Enfin, attentive à la dimension internationale, vous avez largement œuvré à la coordination de vos actions avec les initiatives prises dans les autres pays.

Vous avez cherché en permanence à confronter vos travaux et recherches à ceux conduits à l'étranger, dans le souci d'un enrichissement mutuel que je tiens à saluer, et vous avez ainsi porté la compétence française au delà des frontières.

Vous avez exerçé de hautes responsabilités au sein de l'Association Internationale des Archives Sonores, et vous en avez créé l'homologue français ; vous avez participé activement à la "Table ronde audiovisuelle" de l'UNESCO, comité commun aux ONG spécialisées dans le domaine des collections sonores et audiovisuelles, et vous avez fondé le comité spécialisé dans le domaine de l'audiovisuel de l'ICOM (Conseil International des Musées).
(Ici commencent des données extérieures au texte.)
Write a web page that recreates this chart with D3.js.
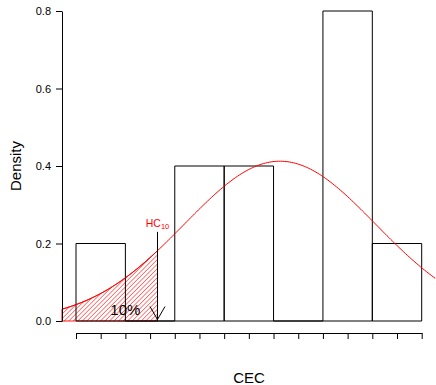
<!DOCTYPE html>
<html>
<head>
<meta charset="utf-8">
<script src="https://cdn.jsdelivr.net/npm/d3@7"></script>
<style>
  body { margin: 0; background: #fff; }
  text { font-family: "Liberation Sans", Arial, sans-serif; }
</style>
</head>
<body>
<div id="chart"></div>
<script>
// histogram bins (CEC) and densities
const binEdges = [1.0, 1.5, 2.0, 2.5, 3.0, 3.5, 4.0, 4.5];
const densities = [0.2, 0.0, 0.4, 0.4, 0.0, 0.8, 0.2];
const xTicks = [1.0, 1.25, 1.5, 1.75, 2.0, 2.25, 2.5, 2.75, 3.0, 3.25, 3.5, 3.75, 4.0, 4.25, 4.5];
const yTicks = [0.0, 0.2, 0.4, 0.6, 0.8];

// fitted normal curve (read off the picture)
const fitMean = 3.065;
const fitSd = 0.9675;
const hcLineTop = 0.23;   // top of the HC10 marker line
const pctLabel = "10%";

const width = 436, height = 385;

const svg = d3.select("#chart").append("svg")
    .attr("width", width)
    .attr("height", height);

const x = d3.scaleLinear().domain([1.0, 4.5]).range([76, 421.7]);
const y = d3.scaleLinear().domain([0, 0.8]).range([321, 11]);

// plot region (R adds 4% on each side)
const xMin = x.invert(62), xMax = x.invert(435.5);

const dnorm = v => Math.exp(-0.5 * ((v - fitMean) / fitSd) ** 2) / (fitSd * Math.sqrt(2 * Math.PI));
const hc10 = fitMean - 1.2816 * fitSd;

// hatch pattern
const defs = svg.append("defs");
const pat = defs.append("pattern")
    .attr("id", "hatch")
    .attr("patternUnits", "userSpaceOnUse")
    .attr("width", 3.2)
    .attr("height", 3.2)
    .attr("patternTransform", "rotate(45)");
pat.append("line")
    .attr("x1", 0).attr("y1", 0)
    .attr("x2", 0).attr("y2", 3.2)
    .attr("stroke", "#ff0000")
    .attr("stroke-width", 1);

defs.append("clipPath").attr("id", "plotclip")
    .append("rect")
    .attr("x", 62).attr("y", 0)
    .attr("width", 435.5 - 62).attr("height", 334);

// hatched tail below HC10
const tailPts = d3.range(0, 101).map(i => xMin + (hc10 - xMin) * i / 100);
const tailArea = d3.area()
    .x(d => x(d))
    .y0(y(0))
    .y1(d => y(dnorm(d)));

svg.append("path")
    .datum(tailPts)
    .attr("d", tailArea)
    .attr("fill", "url(#hatch)")
    .attr("stroke", "#ff0000")
    .attr("stroke-width", 1);

// histogram bars (paths, so empty bins still show their baseline)
const bins = densities.map((d, i) => ({ x0: binEdges[i], x1: binEdges[i + 1], d: d }));
svg.selectAll(".bar")
    .data(bins)
    .enter()
    .append("path")
    .attr("class", "bar")
    .attr("d", d => `M${x(d.x0)},${y(0)}L${x(d.x0)},${y(d.d)}L${x(d.x1)},${y(d.d)}L${x(d.x1)},${y(0)}Z`)
    .attr("fill", "none")
    .attr("stroke", "#000")
    .attr("stroke-width", 1);

// normal curve
const curvePts = d3.range(0, 201).map(i => xMin + (xMax - xMin) * i / 200);
svg.append("path")
    .datum(curvePts)
    .attr("clip-path", "url(#plotclip)")
    .attr("d", d3.line().x(d => x(d)).y(d => y(dnorm(d))))
    .attr("fill", "none")
    .attr("stroke", "#ff0000")
    .attr("stroke-width", 1);

// HC10 marker line
svg.append("line")
    .attr("x1", x(hc10)).attr("x2", x(hc10))
    .attr("y1", y(0)).attr("y2", y(hcLineTop))
    .attr("stroke", "#000")
    .attr("stroke-width", 1);

// arrow head at the bottom of the marker
const headLen = 15, headAng = 30 * Math.PI / 180;
const tipX = x(hc10), tipY = y(0) - 1.5;
svg.append("path")
    .attr("d", `M${tipX - headLen * Math.sin(headAng)},${tipY - headLen * Math.cos(headAng)}L${tipX},${tipY}L${tipX + headLen * Math.sin(headAng)},${tipY - headLen * Math.cos(headAng)}`)
    .attr("fill", "none")
    .attr("stroke", "#000")
    .attr("stroke-width", 1);

// HC10 label
const hcText = svg.append("text")
    .attr("x", x(hc10))
    .attr("y", 227)
    .attr("text-anchor", "middle")
    .attr("fill", "#ff0000")
    .style("font-size", "10.5px");
hcText.append("tspan").text("HC");
hcText.append("tspan")
    .attr("dy", 2)
    .style("font-size", "7.5px")
    .text("10");

// percentage label
svg.append("text")
    .attr("x", x(1.5))
    .attr("y", 315)
    .attr("text-anchor", "middle")
    .style("font-size", "15px")
    .text(pctLabel);

// axes
const xAxis = svg.append("g")
    .attr("transform", "translate(0,333)")
    .call(d3.axisBottom(x)
        .tickValues(xTicks)
        .tickFormat("")
        .tickSizeInner(6)
        .tickSizeOuter(0));

const yAxis = svg.append("g")
    .attr("transform", "translate(62,0)")
    .call(d3.axisLeft(y)
        .tickValues(yTicks)
        .tickFormat(d3.format(".1f"))
        .tickSizeInner(6)
        .tickSizeOuter(0)
        .tickPadding(5));

[xAxis, yAxis].forEach(g => {
    g.selectAll("path, line").attr("stroke", "#000");
    g.selectAll("text")
        .attr("fill", "#000")
        .style("font-family", "'Liberation Sans', Arial, sans-serif")
        .style("font-size", "11px");
});

// axis titles
svg.append("text")
    .attr("x", 249)
    .attr("y", 383)
    .attr("text-anchor", "middle")
    .style("font-size", "15px")
    .text("CEC");

svg.append("text")
    .attr("transform", "translate(21,166) rotate(-90)")
    .attr("text-anchor", "middle")
    .style("font-size", "15px")
    .text("Density");
</script>
</body>
</html>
Cette carrière, chère Marie-France Calas, devait tout naturellement vous conduire à prendre la direction, en 1993, du nouveau Musée de la Musique de la Cité de la Musique, dont vous avez achevé le chantier, ouvert les espaces, défini les collections, les animations, les outils de diffusion, accomplissant ainsi une réalisation admirable.
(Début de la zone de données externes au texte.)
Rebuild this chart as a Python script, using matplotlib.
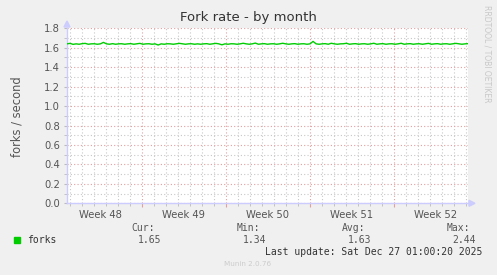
import matplotlib
matplotlib.use("Agg")
import matplotlib.pyplot as plt
import numpy as np

title = "Fork rate - by month"
ylabel = "forks / second"
week_labels = ["Week 48", "Week 49", "Week 50", "Week 51", "Week 52"]
yticks = [0.0, 0.2, 0.4, 0.6, 0.8, 1.0, 1.2, 1.4, 1.6, 1.8]

# fork rate samples (roughly every 6 hours over the month)
forks = [
    1.640, 1.645, 1.635, 1.640, 1.636, 1.642, 1.645, 1.636, 1.640, 1.641,
    1.636, 1.640, 1.655, 1.640, 1.636, 1.642, 1.636, 1.640, 1.641, 1.636,
    1.640, 1.642, 1.636, 1.640, 1.645, 1.636, 1.640, 1.641, 1.636, 1.640,
    1.628, 1.640, 1.636, 1.641, 1.640, 1.636, 1.640, 1.645, 1.640, 1.636,
    1.640, 1.641, 1.636, 1.640, 1.636, 1.640, 1.642, 1.636, 1.640, 1.645,
    1.640, 1.630, 1.640, 1.636, 1.641, 1.640, 1.636, 1.640, 1.646, 1.640,
    1.636, 1.640, 1.648, 1.636, 1.640, 1.642, 1.636, 1.640, 1.641, 1.636,
    1.640, 1.646, 1.640, 1.636, 1.640, 1.642, 1.636, 1.640, 1.641, 1.636,
    1.640, 1.665, 1.640, 1.636, 1.640, 1.642, 1.636, 1.646, 1.640, 1.636,
    1.640, 1.641, 1.646, 1.636, 1.640, 1.642, 1.636, 1.640, 1.641, 1.636,
    1.640, 1.646, 1.636, 1.640, 1.642, 1.636, 1.640, 1.641, 1.636, 1.640,
    1.646, 1.636, 1.640, 1.642, 1.636, 1.640, 1.641, 1.636, 1.640, 1.645,
    1.636, 1.640, 1.642, 1.636, 1.640, 1.641, 1.636, 1.640, 1.645, 1.640,
    1.636, 1.640, 1.642,
]
legend_name = "forks"
stat_names = ["Cur:", "Min:", "Avg:", "Max:"]
stat_values = ["1.65", "1.34", "1.63", "2.44"]
last_update = "Last update: Sat Dec 27 01:00:20 2025"
footer = "Munin 2.0.76"
side_text = "RRDTOOL / TOBI OETIKER"

W, H = 497, 275
fig = plt.figure(figsize=(W / 100, H / 100), dpi=100, facecolor="#f0f0f0")
L, R, T, B = 67, 468, 28.3, 203.3
ax = fig.add_axes([L / W, 1 - B / H, (R - L) / W, (B - T) / H])
ax.set_facecolor("white")

span_days = 33.42
x = np.linspace(0, span_days, len(forks))
ax.plot(x, forks, color="#00cc00", lw=1.0, zorder=5)

ax.set_xlim(0, span_days)
ax.set_ylim(0, 1.8)

# grid
ax.set_yticks(yticks)
ax.set_yticks(np.arange(0.1, 1.8, 0.2), minor=True)
majors_x = [6.25, 13.25, 20.25, 27.25]
minors_x = [0.25 + k for k in range(34) if 0.25 + k < span_days]
ax.set_xticks(majors_x)
ax.set_xticks(minors_x, minor=True)
ax.grid(which="minor", color="#c8c8c8", ls=(0, (1, 2)), lw=0.8)
ax.grid(which="major", color="#e0a0a0", ls=(0, (1, 2)), lw=0.8)
ax.set_axisbelow(True)
ax.set_xticklabels([])
for wx, lab in zip([2.75, 9.75, 16.75, 23.75, 30.75], week_labels):
    ax.text(wx, -0.07, lab, ha="center", va="top", fontsize=7.2, color="#555555",
            transform=ax.transData)
ax.set_yticklabels([f"{v:.1f}" for v in yticks], fontsize=7.2, color="#555555")
ax.tick_params(axis="y", which="both", length=2, color="#bbbbbb", pad=3)
ax.tick_params(axis="x", which="major", length=3, color="#e0a0a0", direction="out")
ax.tick_params(axis="x", which="minor", length=2, color="#bbbbbb", direction="out")

for s in ["top", "right"]:
    ax.spines[s].set_visible(False)
ax.spines["left"].set_color("#ccccff")
ax.spines["bottom"].set_color("#ccccff")
ax.spines["left"].set_linewidth(1)
ax.spines["bottom"].set_linewidth(1)

# axis arrows
fig.patches.append(matplotlib.patches.Polygon(
    [[(L - 3) / W, 1 - 27 / H], [(L + 3) / W, 1 - 27 / H], [L / W, 1 - 21 / H]],
    closed=True, transform=fig.transFigure, color="#ccccff"))
fig.patches.append(matplotlib.patches.Polygon(
    [[(R + 1) / W, 1 - (B - 3) / H], [(R + 1) / W, 1 - (B + 3) / H], [(R + 7) / W, 1 - B / H]],
    closed=True, transform=fig.transFigure, color="#ccccff"))

fig.text(248 / W, 1 - 18 / H, title, ha="center", va="center", fontsize=9.5, color="#333333")
fig.text(17 / W, 1 - 117 / H, ylabel, ha="center", va="center", rotation=90,
         fontsize=8.3, color="#555555")
fig.text(487 / W, 1 - 54 / H, side_text, ha="center", va="center", rotation=270,
         fontsize=5.5, color="#c8c8c8")

mono = "DejaVu Sans Mono"
fig.add_artist(matplotlib.patches.Rectangle((14 / W, 1 - 243 / H), 6 / W, 6 / H,
                                            transform=fig.transFigure, color="#00cc00"))
fig.text(27 / W, 1 - 240 / H, legend_name, ha="left", va="center", family=mono,
         fontsize=7, color="#333333")
stat_right = [155, 260, 365, 470]
for xr, n, v in zip(stat_right, stat_names, stat_values):
    fig.text(xr / W, 1 - 228 / H, n, ha="right", va="center", family=mono,
             fontsize=7, color="#555555")
    fig.text((xr + 6) / W, 1 - 240 / H, v, ha="right", va="center", family=mono,
             fontsize=7, color="#555555")
fig.text(482 / W, 1 - 252 / H, last_update, ha="right", va="center", family=mono,
         fontsize=7, color="#333333")
fig.text(248 / W, 1 - 264 / H, footer, ha="center", va="center", fontsize=5.2,
         color="#cccccc")

fig.savefig("out.png", dpi=100, facecolor=fig.get_facecolor())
Tout ce que je viens de dire, chère Marie-France Calas, ne reflète pas suffisamment l'importance des travaux que vous conduisez depuis 25 ans.
Bien sûr, vous savez à quel point j'en suis personnellement consciente, puisque c'est la raison pour laquelle j'ai choisi de vous confier en 1998 une mission destinée à jeter les bases d'un plan d'action favorisant l'usage des ressources sonores publiques et privées ; pour préparer, dans ce domaine, l'entrée de la France dans la société de l'information, à laquelle j'attache une importance majeure.
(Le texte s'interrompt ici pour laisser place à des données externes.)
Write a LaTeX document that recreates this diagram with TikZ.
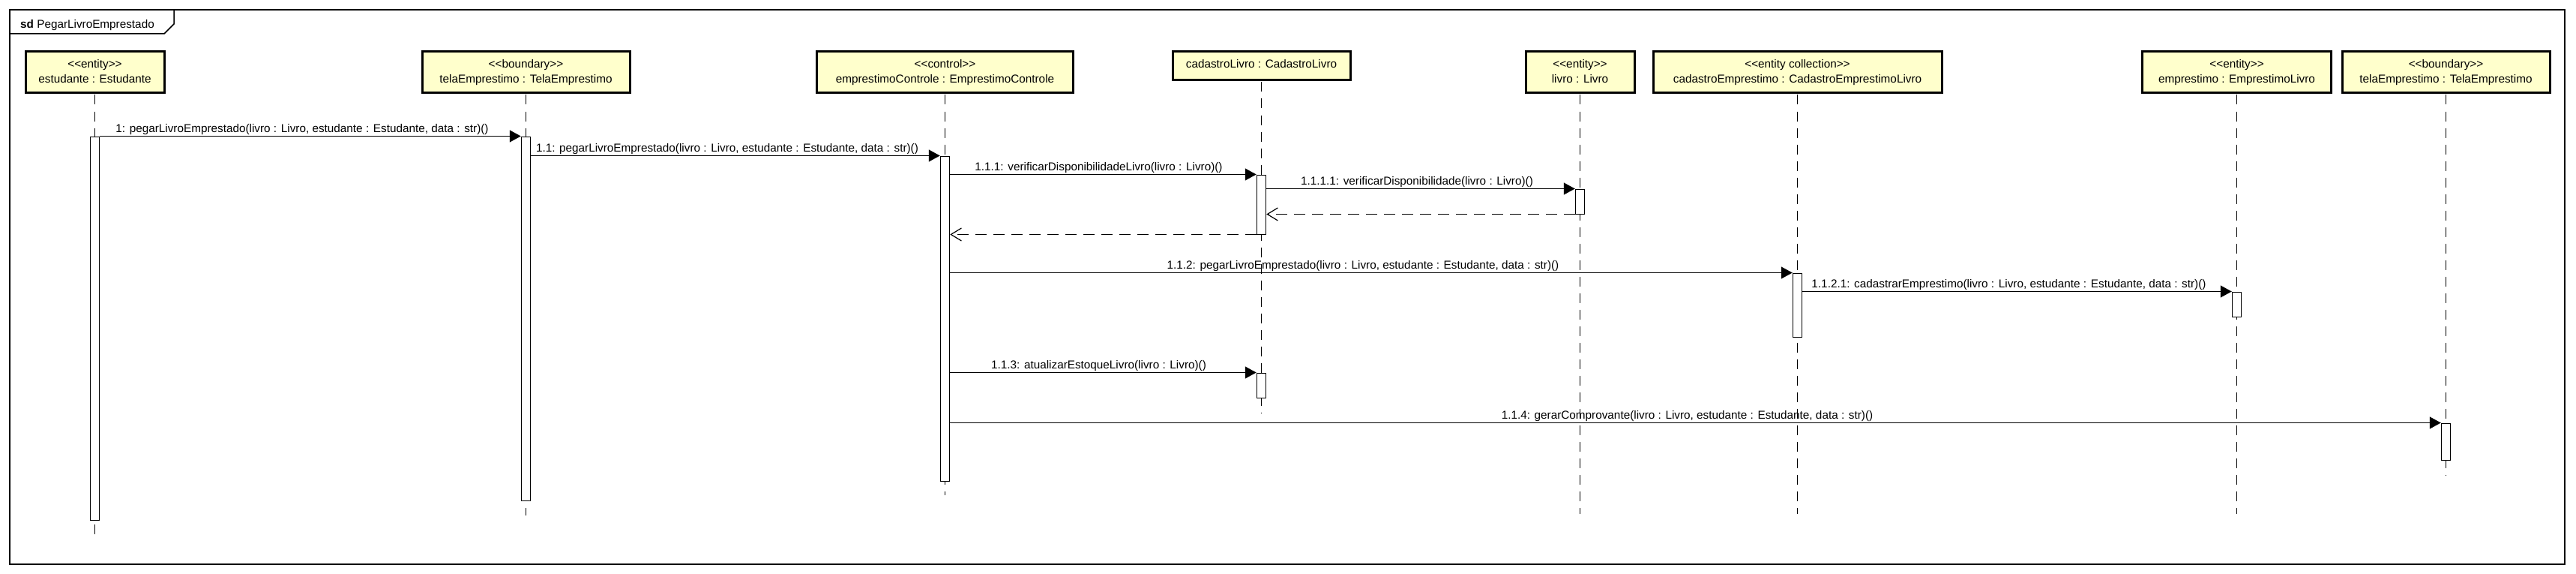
\documentclass[tikz,border=0pt]{standalone}
\usepackage{fontspec}
\setmainfont{Liberation Sans}
\usetikzlibrary{arrows.meta}
\definecolor{pyellow}{RGB}{255,255,204}
\newcommand\stL{<\kern0pt<}
\newcommand\stR{>\kern0pt>}
\begin{document}
\begin{tikzpicture}[x=1pt,y=-1pt,
 every node/.style={font=\fontsize{15.3}{18}\selectfont},
 pbox/.style={draw=black, line width=3pt, fill=pyellow, inner sep=0pt, minimum height=55pt},
 ptext/.style={anchor=base, inner sep=0pt},
 life/.style={line width=1.1pt, dash pattern=on 13pt off 9pt},
 act/.style={draw=black, fill=white, line width=1pt, minimum width=12.5pt, inner sep=0pt},
 msg/.style={line width=1.3pt, -{Triangle[length=15pt,width=16pt]}},
 ret/.style={line width=1.3pt, dash pattern=on 15pt off 9pt, -{Straight Barb[length=14pt,width=17pt,line width=1.2pt]}},
 lbl/.style={anchor=south, inner sep=1pt, xshift=-11pt},
]
\useasboundingbox (0,0) rectangle (3436,765);
% frame
\draw[line width=1.5pt] (13,13) rectangle (3421,752);
\draw[line width=1.5pt] (13,45) -- (219,45) -- (232,32) -- (232,13);
\node[anchor=base west, inner sep=0pt] (title) at (27,37.5) {\textbf{sd} PegarLivroEmprestado};

% participants
\node[pbox, minimum width=185pt] (est) at (126.5,96) {};
\node[ptext] (estS) at (126.5,90.5) {\stL entity\stR};
\node[ptext] (estN) at (126.5,110.5) {estudante : Estudante};

\node[pbox, minimum width=277pt] (tela) at (701.5,96) {};
\node[ptext] (telaS) at (701.5,90.5) {\stL boundary\stR};
\node[ptext] (telaN) at (701.5,110.5) {telaEmprestimo : TelaEmprestimo};

\node[pbox, minimum width=342pt] (ctl) at (1260.5,96) {};
\node[ptext] (ctlS) at (1260.5,90.5) {\stL control\stR};
\node[ptext] (ctlN) at (1260.5,110.5) {emprestimoControle : EmprestimoControle};

\node[pbox, minimum width=237pt, minimum height=38pt] (cl) at (1682.5,87.5) {};
\node[ptext] (clN) at (1682.5,90.5) {cadastroLivro : CadastroLivro};

\node[pbox, minimum width=145pt] (livro) at (2107.5,96) {};
\node[ptext] (livroS) at (2107.5,90.5) {\stL entity\stR};
\node[ptext] (livroN) at (2107.5,110.5) {livro : Livro};

\node[pbox, minimum width=385pt] (ce) at (2397.5,96) {};
\node[ptext] (ceS) at (2397.5,90.5) {\stL entity collection\stR};
\node[ptext] (ceN) at (2397.5,110.5) {cadastroEmprestimo : CadastroEmprestimoLivro};

\node[pbox, minimum width=252pt] (emp) at (2983.5,96) {};
\node[ptext] (empS) at (2983.5,90.5) {\stL entity\stR};
\node[ptext] (empN) at (2983.5,110.5) {emprestimo : EmprestimoLivro};

\node[pbox, minimum width=277pt] (tela2) at (3262.5,96) {};
\node[ptext] (tela2S) at (3262.5,90.5) {\stL boundary\stR};
\node[ptext] (tela2N) at (3262.5,110.5) {telaEmprestimo : TelaEmprestimo};

% lifeline ends
\coordinate (estEnd) at (126.5,713);
\coordinate (telaEnd) at (701.5,687);
\coordinate (ctlEnd) at (1260.5,660);
\coordinate (clEnd) at (1682.5,550);
\coordinate (livroEnd) at (2107.5,685);
\coordinate (ceEnd) at (2397.5,685);
\coordinate (empEnd) at (2983.5,685);
\coordinate (tela2End) at (3262.5,633);

\draw[life] ([yshift=-1.5pt]est.south) -- (estEnd);
\draw[life] ([yshift=-1.5pt]tela.south) -- (telaEnd);
\draw[life] ([yshift=-1.5pt]ctl.south) -- (ctlEnd);
\draw[life] ([yshift=-1.5pt]cl.south) -- (clEnd);
\draw[life] ([yshift=-1.5pt]livro.south) -- (livroEnd);
\draw[life] ([yshift=-1.5pt]ce.south) -- (ceEnd);
\draw[life] ([yshift=-1.5pt]emp.south) -- (empEnd);
\draw[life] ([yshift=-1.5pt]tela2.south) -- (tela2End);

% activations
\node[act, minimum height=511pt] (actEst) at (126.5,437.5) {};
\node[act, minimum height=485pt] (actTela) at (701.5,424.5) {};
\node[act, minimum height=433pt] (actCtl) at (1260.5,424.5) {};
\node[act, minimum height=79pt] (actCL1) at (1682.5,272.5) {};
\node[act, minimum height=33pt] (actLivro) at (2107.5,268.5) {};
\node[act, minimum height=85pt] (actCE) at (2397.5,406.5) {};
\node[act, minimum height=33pt] (actEmp) at (2983.5,405.5) {};
\node[act, minimum height=33pt] (actCL2) at (1682.5,513.5) {};
\node[act, minimum height=49pt] (actTela2) at (3262.5,588.5) {};

% messages
\draw[msg] (actEst.north east) -- node[lbl] {1: pegarLivroEmprestado(livro : Livro, estudante : Estudante, data : str)()} (actTela.north west);
\draw[msg] (actTela.east |- actCtl.north) -- node[lbl] {1.1: pegarLivroEmprestado(livro : Livro, estudante : Estudante, data : str)()} (actCtl.north west);
\draw[msg] (actCtl.east |- actCL1.north) -- node[lbl, xshift=5pt] {1.1.1: verificarDisponibilidadeLivro(livro : Livro)()} (actCL1.north west);
\draw[msg] (actCL1.east |- actLivro.north) -- node[lbl, xshift=6pt] {1.1.1.1: verificarDisponibilidade(livro : Livro)()} (actLivro.north west);
\draw[ret] (actLivro.south west) -- (actCL1.east |- actLivro.south);
\draw[ret] (actCL1.south west) -- (actCtl.east |- actCL1.south);
\draw[msg] (actCtl.east |- actCE.north) -- node[lbl] {1.1.2: pegarLivroEmprestado(livro : Livro, estudante : Estudante, data : str)()} (actCE.north west);
\draw[msg] (actCE.east |- actEmp.north) -- node[lbl] {1.1.2.1: cadastrarEmprestimo(livro : Livro, estudante : Estudante, data : str)()} (actEmp.north west);
\draw[msg] (actCtl.east |- actCL2.north) -- node[lbl, xshift=5pt] {1.1.3: atualizarEstoqueLivro(livro : Livro)()} (actCL2.north west);
\draw[msg] (actCtl.east |- actTela2.north) -- node[lbl] {1.1.4: gerarComprovante(livro : Livro, estudante : Estudante, data : str)()} (actTela2.north west);
\end{tikzpicture}
\end{document}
Cependant, aujourd'hui, au-delà de mes paroles et de la confiance que j'ai en vous, je suis heureuse de vous remettre ces insignes qui sauront vous dire combien c'est la France qui est consciente du mérite avec lequel vous avez œuvré pour son rayonnement, et combien elle vous en est reconnaissante.

Chère Marie-France Calas, au nom du Président de la République et en vertu des pouvoirs qui me sont conférés, je vous fais chevalier dans l'ordre national de la Légion d'honneur.